__WORK TO BE COMPLETED__
Retype all of the listing exactly, passing over any picture you find.

__________________________________________________

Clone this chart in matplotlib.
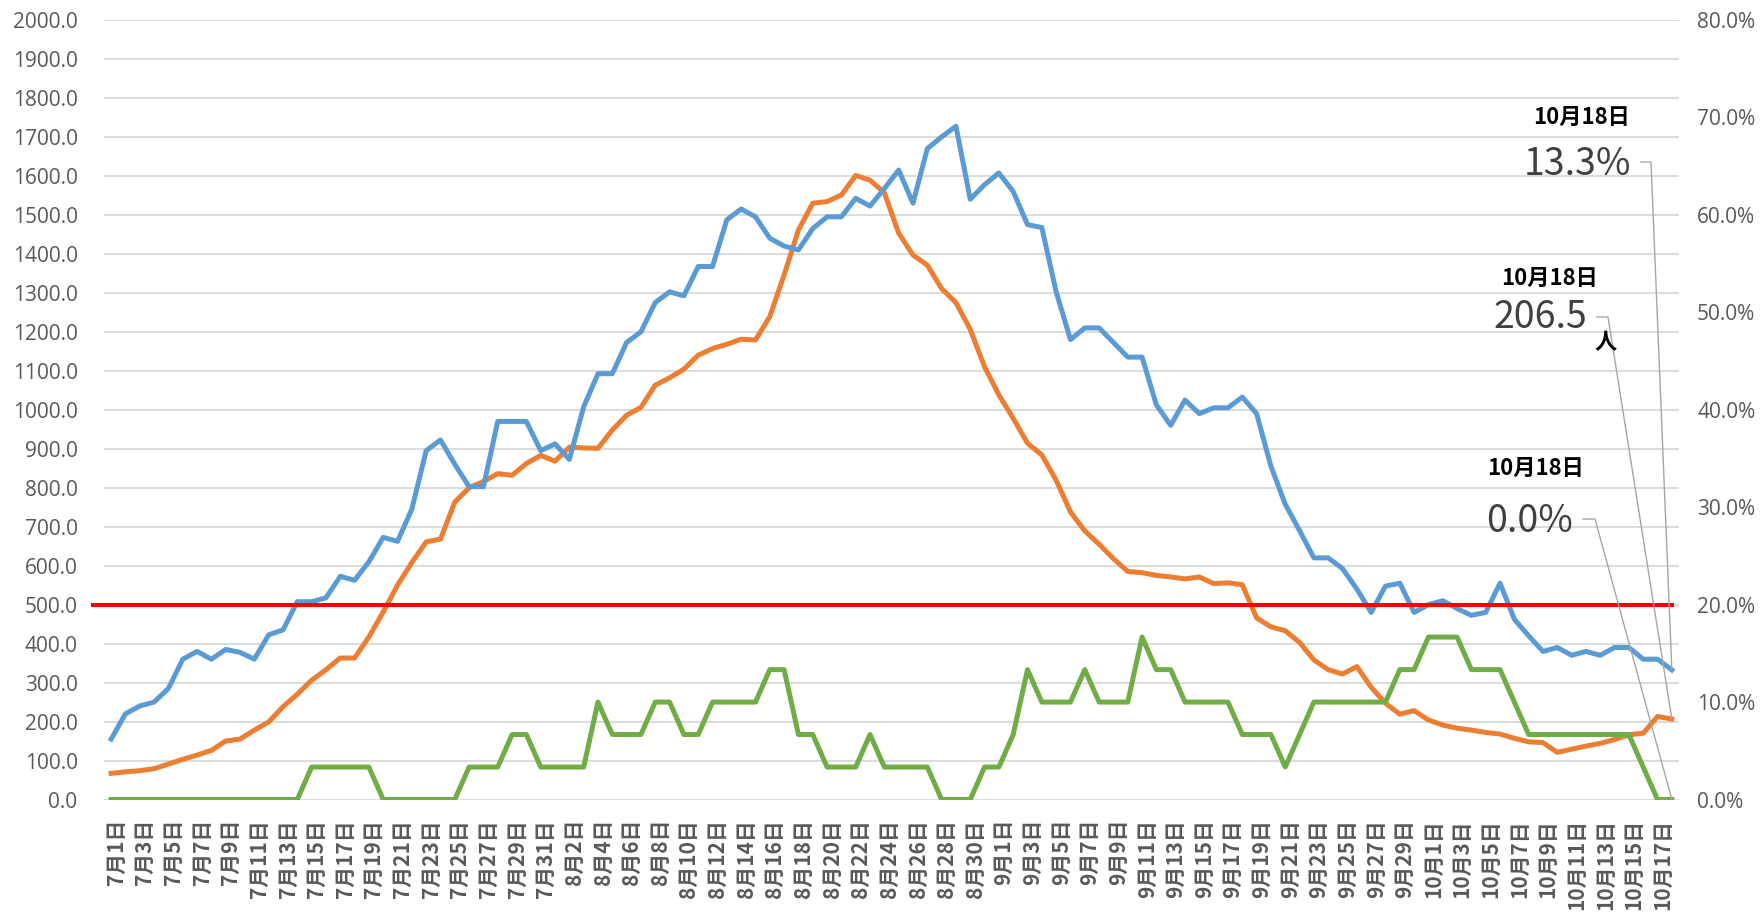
import pandas as pd
import matplotlib
matplotlib.use("Agg")
import matplotlib.pyplot as plt
import matplotlib.transforms as mtransforms
from matplotlib.ticker import PercentFormatter, FormatStrFormatter

# 7月1日 - 10月18日 (daily)
dates = pd.date_range("2021-07-01", "2021-10-18", freq="D")
day_labels = [f"{d.month}月{d.day}日" for d in dates]

# blue: 陽性率 (%), right axis
positive_rate = [
    6.2, 8.8, 9.6, 10.0, 11.4, 14.4, 15.2, 14.4, 15.4, 15.1,
    14.4, 16.9, 17.4, 20.3, 20.3, 20.7, 22.9, 22.5, 24.4, 26.9,
    26.5, 29.8, 35.8, 36.9, 34.4, 32.1, 32.1, 38.8, 38.8, 38.8,
    35.8, 36.5, 34.9, 40.3, 43.7, 43.7, 46.9, 48.0, 51.0, 52.1,
    51.7, 54.7, 54.7, 59.5, 60.6, 59.8, 57.6, 56.8, 56.4, 58.6,
    59.8, 59.8, 61.7, 60.9, 62.7, 64.6, 61.2, 66.8, 68.0, 69.1,
    61.6, 63.1, 64.3, 62.4, 59.0, 58.7, 52.1, 47.2, 48.4, 48.4,
    46.9, 45.4, 45.4, 40.5, 38.4, 41.0, 39.6, 40.2, 40.2, 41.3,
    39.6, 34.2, 30.3, 27.6, 24.8, 24.8, 23.7, 21.6, 19.2, 21.9,
    22.2, 19.2, 20.0, 20.4, 19.6, 18.9, 19.2, 22.2, 18.5, 16.8,
    15.2, 15.6, 14.8, 15.2, 14.8, 15.6, 15.6, 14.4, 14.4, 13.3,
]

# orange: 人数, left axis
persons = [
    67, 71, 74, 79, 91, 103, 114, 126, 150, 155,
    178, 199, 238, 270, 306, 333, 363, 363, 417, 481,
    550, 608, 661, 668, 763, 800, 816, 836, 832, 862,
    883, 868, 904, 902, 901, 948, 986, 1006, 1063, 1082,
    1104, 1140, 1157, 1168, 1181, 1179, 1239, 1346, 1461, 1530,
    1534, 1551, 1601, 1589, 1557, 1453, 1397, 1371, 1311, 1275,
    1206, 1110, 1038, 978, 914, 884, 819, 738, 689, 655,
    618, 585, 582, 575, 571, 566, 571, 554, 556, 551,
    466, 443, 433, 403, 358, 333, 322, 341, 288, 247,
    219, 228, 204, 191, 183, 178, 172, 168, 157, 148,
    146, 121, 129, 137, 144, 154, 166, 170, 213, 206.5,
]

# green: (%), right axis
green_rate = [
    0, 0, 0, 0, 0, 0, 0, 0, 0, 0,
    0, 0, 0, 0, 3.33, 3.33, 3.33, 3.33, 3.33, 0,
    0, 0, 0, 0, 0, 3.33, 3.33, 3.33, 6.67, 6.67,
    3.33, 3.33, 3.33, 3.33, 10.0, 6.67, 6.67, 6.67, 10.0, 10.0,
    6.67, 6.67, 10.0, 10.0, 10.0, 10.0, 13.33, 13.33, 6.67, 6.67,
    3.33, 3.33, 3.33, 6.67, 3.33, 3.33, 3.33, 3.33, 0, 0,
    0, 3.33, 3.33, 6.67, 13.33, 10.0, 10.0, 10.0, 13.33, 10.0,
    10.0, 10.0, 16.67, 13.33, 13.33, 10.0, 10.0, 10.0, 10.0, 6.67,
    6.67, 6.67, 3.33, 6.67, 10.0, 10.0, 10.0, 10.0, 10.0, 10.0,
    13.33, 13.33, 16.67, 16.67, 16.67, 13.33, 13.33, 13.33, 10.0, 6.67,
    6.67, 6.67, 6.67, 6.67, 6.67, 6.67, 6.67, 3.33, 0, 0,
]

threshold = 500

x = list(range(len(day_labels)))

fig = plt.figure(figsize=(17.63, 9.13), dpi=100)
ax = fig.add_axes([104 / 1763, 1 - 799.5 / 913, (1679 - 104) / 1763, (799.5 - 20) / 913])
ax2 = ax.twinx()

gray_txt = "#595959"

ax.plot(x, persons, color="#ED7D31", lw=3.6, solid_joinstyle="round")
ax2.plot(x, positive_rate, color="#5B9BD5", lw=3.6, solid_joinstyle="round")
ax2.plot(x, green_rate, color="#70AD47", lw=3.6, solid_joinstyle="round")
# red threshold line, drawn on top
ax2.plot([-1.27, x[-1]], [threshold, threshold], color="#FF0000", lw=2.9,
         transform=ax.transData, clip_on=False)

ax.set_xlim(-0.5, len(x) - 0.5)
ax.set_ylim(0, 2000)
ax2.set_ylim(0, 80)
ax.set_yticks(range(0, 2001, 100))
ax2.set_yticks(range(0, 81, 10))
ax.yaxis.set_major_formatter(FormatStrFormatter("%.1f"))
ax2.yaxis.set_major_formatter(PercentFormatter(xmax=100, decimals=1))

ax.grid(axis="y", color="#D9D9D9", lw=1.3)
ax.set_axisbelow(True)
for a in (ax, ax2):
    for s in a.spines.values():
        s.set_visible(False)

ax.tick_params(axis="y", length=0, pad=19, labelsize=15, labelcolor=gray_txt)
ax2.tick_params(axis="y", length=0, pad=13, labelsize=15, labelcolor=gray_txt)
for lab in ax.get_yticklabels() + ax2.get_yticklabels():
    lab.set_family("Open Sans")

ax.set_xticks(x[::2])
ax.set_xticklabels(day_labels[::2], rotation=90, va="top", ha="center",
                   fontsize=15, fontweight="bold", color=gray_txt,
                   family=["Noto Sans CJK JP", "DejaVu Sans"])
ax.tick_params(axis="x", length=0, pad=14)
offset = mtransforms.ScaledTranslation(5 / 100, 0, fig.dpi_scale_trans)
for lab in ax.get_xticklabels():
    lab.set_transform(lab.get_transform() + offset)

# annotations for 10月18日
H = 913
cjk = ["Noto Sans CJK JP", "DejaVu Sans"]
narrow = ["Liberation Sans Narrow", "Noto Sans CJK JP", "DejaVu Sans"]
last = x[-1]
notes = [
    # (header center x, header y, value text, value right x, baseline y, elbow y, elbow x0, x1, point)
    (1582, 117, "13.3%", 1631, 175, 162, 1641, 1651, ax2.transData.transform((last, positive_rate[-1]))),
    (1550, 278, "206.5", 1587, 328, 317, 1597, 1608, ax.transData.transform((last, persons[-1]))),
    (1536, 468, "0.0%", 1573, 532, 519, 1583, 1595, ax2.transData.transform((last, green_rate[-1]))),
]
for hx, hy, val, vx, vy, ey, ex0, ex1, pt in notes:
    fig.text(hx, H - hy, "10月18日", transform=None, ha="center", va="center",
             fontsize=16, fontweight="bold", color="black", family=cjk)
    fig.text(vx, H - vy, val, transform=None, ha="right", va="baseline",
             fontsize=27, color="#404040", family=narrow)
    fig.add_artist(plt.Line2D([ex0, ex1, pt[0]], [H - ey, H - ey, pt[1]],
                              transform=None, color="#A6A6A6", lw=1.0))
fig.text(1606, H - 343, "人", transform=None, ha="center", va="center",
         fontsize=16, fontweight="bold", color="black", family=cjk)

fig.savefig("out.png", dpi=100)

__________________________________________________

__THE RESULT__
Clone this chart in matplotlib.
import pandas as pd
import matplotlib
matplotlib.use("Agg")
import matplotlib.pyplot as plt
import matplotlib.transforms as mtransforms
from matplotlib.ticker import PercentFormatter, FormatStrFormatter

# 7月1日 - 10月18日 (daily)
dates = pd.date_range("2021-07-01", "2021-10-18", freq="D")
day_labels = [f"{d.month}月{d.day}日" for d in dates]

# blue: 陽性率 (%), right axis
positive_rate = [
    6.2, 8.8, 9.6, 10.0, 11.4, 14.4, 15.2, 14.4, 15.4, 15.1,
    14.4, 16.9, 17.4, 20.3, 20.3, 20.7, 22.9, 22.5, 24.4, 26.9,
    26.5, 29.8, 35.8, 36.9, 34.4, 32.1, 32.1, 38.8, 38.8, 38.8,
    35.8, 36.5, 34.9, 40.3, 43.7, 43.7, 46.9, 48.0, 51.0, 52.1,
    51.7, 54.7, 54.7, 59.5, 60.6, 59.8, 57.6, 56.8, 56.4, 58.6,
    59.8, 59.8, 61.7, 60.9, 62.7, 64.6, 61.2, 66.8, 68.0, 69.1,
    61.6, 63.1, 64.3, 62.4, 59.0, 58.7, 52.1, 47.2, 48.4, 48.4,
    46.9, 45.4, 45.4, 40.5, 38.4, 41.0, 39.6, 40.2, 40.2, 41.3,
    39.6, 34.2, 30.3, 27.6, 24.8, 24.8, 23.7, 21.6, 19.2, 21.9,
    22.2, 19.2, 20.0, 20.4, 19.6, 18.9, 19.2, 22.2, 18.5, 16.8,
    15.2, 15.6, 14.8, 15.2, 14.8, 15.6, 15.6, 14.4, 14.4, 13.3,
]

# orange: 人数, left axis
persons = [
    67, 71, 74, 79, 91, 103, 114, 126, 150, 155,
    178, 199, 238, 270, 306, 333, 363, 363, 417, 481,
    550, 608, 661, 668, 763, 800, 816, 836, 832, 862,
    883, 868, 904, 902, 901, 948, 986, 1006, 1063, 1082,
    1104, 1140, 1157, 1168, 1181, 1179, 1239, 1346, 1461, 1530,
    1534, 1551, 1601, 1589, 1557, 1453, 1397, 1371, 1311, 1275,
    1206, 1110, 1038, 978, 914, 884, 819, 738, 689, 655,
    618, 585, 582, 575, 571, 566, 571, 554, 556, 551,
    466, 443, 433, 403, 358, 333, 322, 341, 288, 247,
    219, 228, 204, 191, 183, 178, 172, 168, 157, 148,
    146, 121, 129, 137, 144, 154, 166, 170, 213, 206.5,
]

# green: (%), right axis
green_rate = [
    0, 0, 0, 0, 0, 0, 0, 0, 0, 0,
    0, 0, 0, 0, 3.33, 3.33, 3.33, 3.33, 3.33, 0,
    0, 0, 0, 0, 0, 3.33, 3.33, 3.33, 6.67, 6.67,
    3.33, 3.33, 3.33, 3.33, 10.0, 6.67, 6.67, 6.67, 10.0, 10.0,
    6.67, 6.67, 10.0, 10.0, 10.0, 10.0, 13.33, 13.33, 6.67, 6.67,
    3.33, 3.33, 3.33, 6.67, 3.33, 3.33, 3.33, 3.33, 0, 0,
    0, 3.33, 3.33, 6.67, 13.33, 10.0, 10.0, 10.0, 13.33, 10.0,
    10.0, 10.0, 16.67, 13.33, 13.33, 10.0, 10.0, 10.0, 10.0, 6.67,
    6.67, 6.67, 3.33, 6.67, 10.0, 10.0, 10.0, 10.0, 10.0, 10.0,
    13.33, 13.33, 16.67, 16.67, 16.67, 13.33, 13.33, 13.33, 10.0, 6.67,
    6.67, 6.67, 6.67, 6.67, 6.67, 6.67, 6.67, 3.33, 0, 0,
]

threshold = 500

x = list(range(len(day_labels)))

fig = plt.figure(figsize=(17.63, 9.13), dpi=100)
ax = fig.add_axes([104 / 1763, 1 - 799.5 / 913, (1679 - 104) / 1763, (799.5 - 20) / 913])
ax2 = ax.twinx()

gray_txt = "#595959"

ax.plot(x, persons, color="#ED7D31", lw=3.6, solid_joinstyle="round")
ax2.plot(x, positive_rate, color="#5B9BD5", lw=3.6, solid_joinstyle="round")
ax2.plot(x, green_rate, color="#70AD47", lw=3.6, solid_joinstyle="round")
# red threshold line, drawn on top
ax2.plot([-1.27, x[-1]], [threshold, threshold], color="#FF0000", lw=2.9,
         transform=ax.transData, clip_on=False)

ax.set_xlim(-0.5, len(x) - 0.5)
ax.set_ylim(0, 2000)
ax2.set_ylim(0, 80)
ax.set_yticks(range(0, 2001, 100))
ax2.set_yticks(range(0, 81, 10))
ax.yaxis.set_major_formatter(FormatStrFormatter("%.1f"))
ax2.yaxis.set_major_formatter(PercentFormatter(xmax=100, decimals=1))

ax.grid(axis="y", color="#D9D9D9", lw=1.3)
ax.set_axisbelow(True)
for a in (ax, ax2):
    for s in a.spines.values():
        s.set_visible(False)

ax.tick_params(axis="y", length=0, pad=19, labelsize=15, labelcolor=gray_txt)
ax2.tick_params(axis="y", length=0, pad=13, labelsize=15, labelcolor=gray_txt)
for lab in ax.get_yticklabels() + ax2.get_yticklabels():
    lab.set_family("Open Sans")

ax.set_xticks(x[::2])
ax.set_xticklabels(day_labels[::2], rotation=90, va="top", ha="center",
                   fontsize=15, fontweight="bold", color=gray_txt,
                   family=["Noto Sans CJK JP", "DejaVu Sans"])
ax.tick_params(axis="x", length=0, pad=14)
offset = mtransforms.ScaledTranslation(5 / 100, 0, fig.dpi_scale_trans)
for lab in ax.get_xticklabels():
    lab.set_transform(lab.get_transform() + offset)

# annotations for 10月18日
H = 913
cjk = ["Noto Sans CJK JP", "DejaVu Sans"]
narrow = ["Liberation Sans Narrow", "Noto Sans CJK JP", "DejaVu Sans"]
last = x[-1]
notes = [
    # (header center x, header y, value text, value right x, baseline y, elbow y, elbow x0, x1, point)
    (1582, 117, "13.3%", 1631, 175, 162, 1641, 1651, ax2.transData.transform((last, positive_rate[-1]))),
    (1550, 278, "206.5", 1587, 328, 317, 1597, 1608, ax.transData.transform((last, persons[-1]))),
    (1536, 468, "0.0%", 1573, 532, 519, 1583, 1595, ax2.transData.transform((last, green_rate[-1]))),
]
for hx, hy, val, vx, vy, ey, ex0, ex1, pt in notes:
    fig.text(hx, H - hy, "10月18日", transform=None, ha="center", va="center",
             fontsize=16, fontweight="bold", color="black", family=cjk)
    fig.text(vx, H - vy, val, transform=None, ha="right", va="baseline",
             fontsize=27, color="#404040", family=narrow)
    fig.add_artist(plt.Line2D([ex0, ex1, pt[0]], [H - ey, H - ey, pt[1]],
                              transform=None, color="#A6A6A6", lw=1.0))
fig.text(1606, H - 343, "人", transform=None, ha="center", va="center",
         fontsize=16, fontweight="bold", color="black", family=cjk)

fig.savefig("out.png", dpi=100)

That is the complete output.